**Work to complete**
The data below should be restated word for word, with every picture omitted.
------------------------------------
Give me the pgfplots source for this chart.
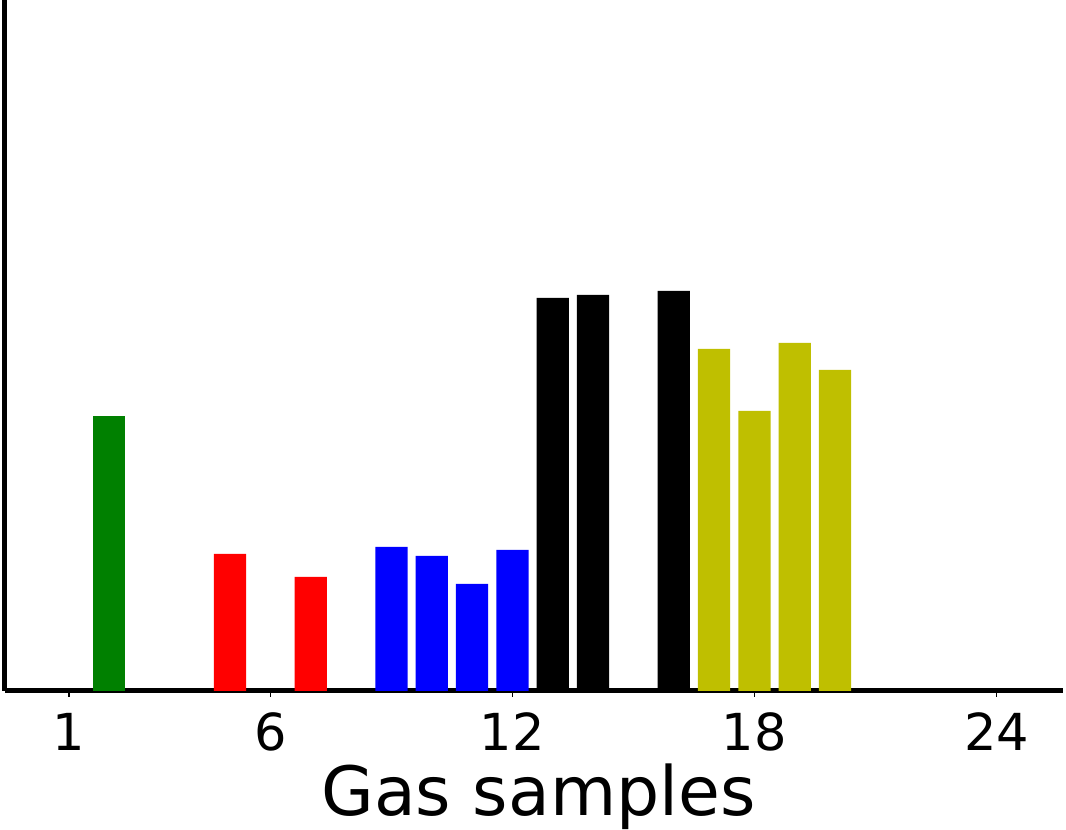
\documentclass[border=0pt]{standalone}
\usepackage{pgfplots}
\pgfplotsset{compat=1.18}
\usepackage{fontspec}
\setmainfont{DejaVu Sans}
\definecolor{mgreen}{RGB}{0,128,0}
\definecolor{molive}{RGB}{191,191,0}
\begin{document}
\begin{tikzpicture}
\begin{axis}[
  scale only axis, width=529.25pt, height=345.5pt,
  xmin=-0.592, xmax=25.65, ymin=0, ymax=691,
  axis x line*=bottom, axis y line*=left,
  axis line style={line width=2.5pt, -},
  ytick=\empty,
  xtick={1,6,12,18,24},
  xtick style={line width=0.8pt, black},
  tick align=outside, major tick length=3pt,
  xticklabel style={font=\fontsize{25.5}{25.5}\selectfont, anchor=base, yshift=-26.5pt, inner sep=0pt},
  /pgf/number format/assume math mode=true,
  xlabel={Gas samples},
  xlabel style={font=\fontsize{34}{34}\selectfont, at={(axis description cs:0.5,0)}, anchor=base, yshift=-62pt, xshift=2.4pt, inner sep=0pt},
  ybar, bar width=0.8, bar shift=0pt,
  clip=false,
]
\addplot[draw=none, fill=mgreen] coordinates {(2,275)};
\addplot[draw=none, fill=red] coordinates {(5,137) (7,114)};
\addplot[draw=none, fill=blue] coordinates {(9,144) (10,135) (11,107) (12,141)};
\addplot[draw=none, fill=black] coordinates {(13,393) (14,396) (16,400)};
\addplot[draw=none, fill=molive] coordinates {(17,342) (18,280) (19,348) (20,321)};
\end{axis}
\pgfresetboundingbox
\path (-2.25pt,-69.5pt) rectangle (530.75pt,345.5pt);
\end{tikzpicture}
\end{document}
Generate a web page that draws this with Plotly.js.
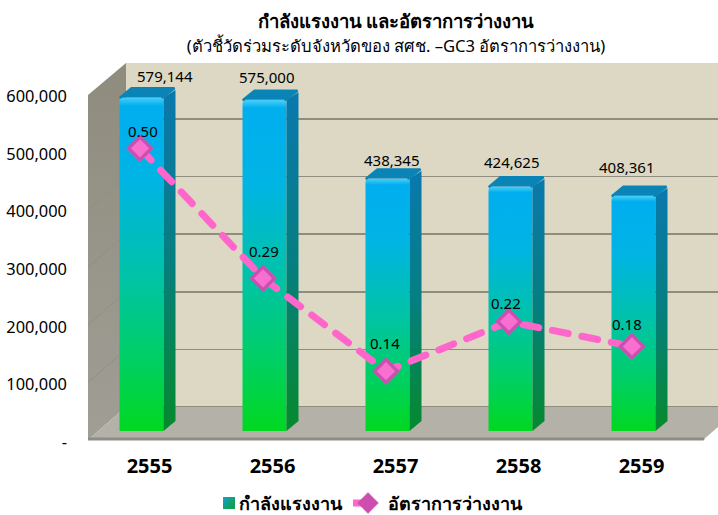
------------------------------------
**Written solution**
Give me the pgfplots source for this chart.
\documentclass[border=0pt]{standalone}
\usepackage{pgfplots}
\pgfplotsset{compat=1.18}
\usepackage{fontspec}
\setmainfont{DejaVu Sans}
\definecolor{mgreen}{RGB}{0,128,0}
\definecolor{molive}{RGB}{191,191,0}
\begin{document}
\begin{tikzpicture}
\begin{axis}[
  scale only axis, width=529.25pt, height=345.5pt,
  xmin=-0.592, xmax=25.65, ymin=0, ymax=691,
  axis x line*=bottom, axis y line*=left,
  axis line style={line width=2.5pt, -},
  ytick=\empty,
  xtick={1,6,12,18,24},
  xtick style={line width=0.8pt, black},
  tick align=outside, major tick length=3pt,
  xticklabel style={font=\fontsize{25.5}{25.5}\selectfont, anchor=base, yshift=-26.5pt, inner sep=0pt},
  /pgf/number format/assume math mode=true,
  xlabel={Gas samples},
  xlabel style={font=\fontsize{34}{34}\selectfont, at={(axis description cs:0.5,0)}, anchor=base, yshift=-62pt, xshift=2.4pt, inner sep=0pt},
  ybar, bar width=0.8, bar shift=0pt,
  clip=false,
]
\addplot[draw=none, fill=mgreen] coordinates {(2,275)};
\addplot[draw=none, fill=red] coordinates {(5,137) (7,114)};
\addplot[draw=none, fill=blue] coordinates {(9,144) (10,135) (11,107) (12,141)};
\addplot[draw=none, fill=black] coordinates {(13,393) (14,396) (16,400)};
\addplot[draw=none, fill=molive] coordinates {(17,342) (18,280) (19,348) (20,321)};
\end{axis}
\pgfresetboundingbox
\path (-2.25pt,-69.5pt) rectangle (530.75pt,345.5pt);
\end{tikzpicture}
\end{document}
Generate a web page that draws this with Plotly.js.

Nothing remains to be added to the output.